In the realm of data governance and compliance, data catalogs have emerged as essential tools for organizations seeking to manage their data assets effectively. A data catalog serves as a comprehensive inventory of data assets within an organization, providing a centralized repository that enhances data discovery, understanding, and usage.

What is a Data Catalog?

A data catalog is a structured inventory that contains metadata about data assets. This includes information such as data source, data type, data lineage, and data quality metrics. By organizing this information, data catalogs enable users to easily find and access the data they need for analysis and decision-making.

Importance of Data Discovery

Data discovery is the process of identifying and understanding data assets within an organization. It is crucial for several reasons:

  • Informed Decision-Making: Access to accurate and relevant data allows stakeholders to make informed decisions.
  • Efficiency: Streamlined data discovery reduces the time spent searching for data, allowing teams to focus on analysis and insights.
  • Compliance: Understanding data lineage and quality is vital for meeting regulatory requirements and ensuring data integrity.

How Data Catalogs Facilitate Data Discovery

  1. Centralized Access: Data catalogs provide a single point of access to all data assets, making it easier for users to locate the data they need without navigating multiple systems.

  2. Enhanced Metadata: By offering rich metadata, data catalogs help users understand the context and relevance of data. This includes descriptions, usage examples, and data quality indicators.

  3. Search and Filtering Capabilities: Advanced search functionalities allow users to filter data based on various criteria, such as data type, source, or quality, making the discovery process more efficient.

  4. Collaboration and Sharing: Data catalogs often include features that promote collaboration among data users, such as annotations, ratings, and user-generated content, fostering a culture of data sharing and knowledge.
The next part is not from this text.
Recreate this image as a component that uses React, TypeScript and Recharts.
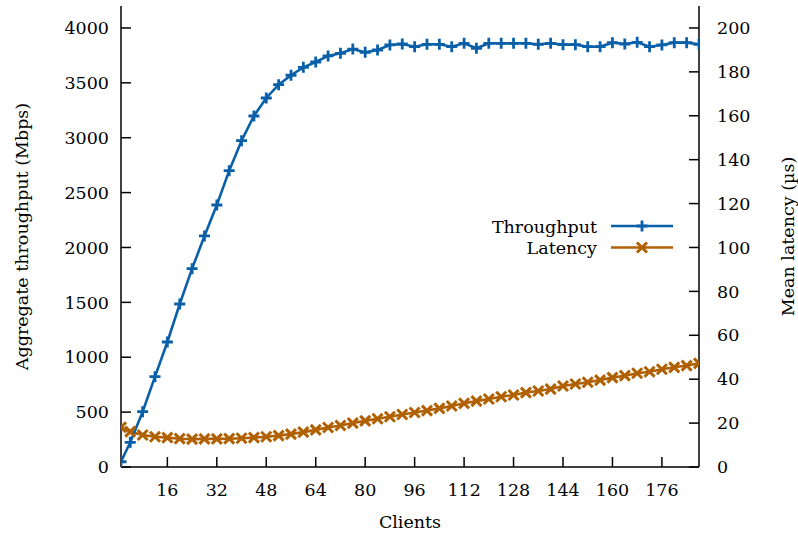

  5. Data Governance Support: By providing visibility into data lineage and ownership, data catalogs support governance initiatives, ensuring that data is used responsibly and in compliance with regulations.

Conclusion

In summary, data catalogs play a pivotal role in enhancing data discovery within organizations. By centralizing data assets and providing rich metadata, they empower users to find, understand, and utilize data effectively. As organizations continue to prioritize data governance and compliance, the adoption of data catalogs will be crucial in ensuring that data is managed responsibly and efficiently.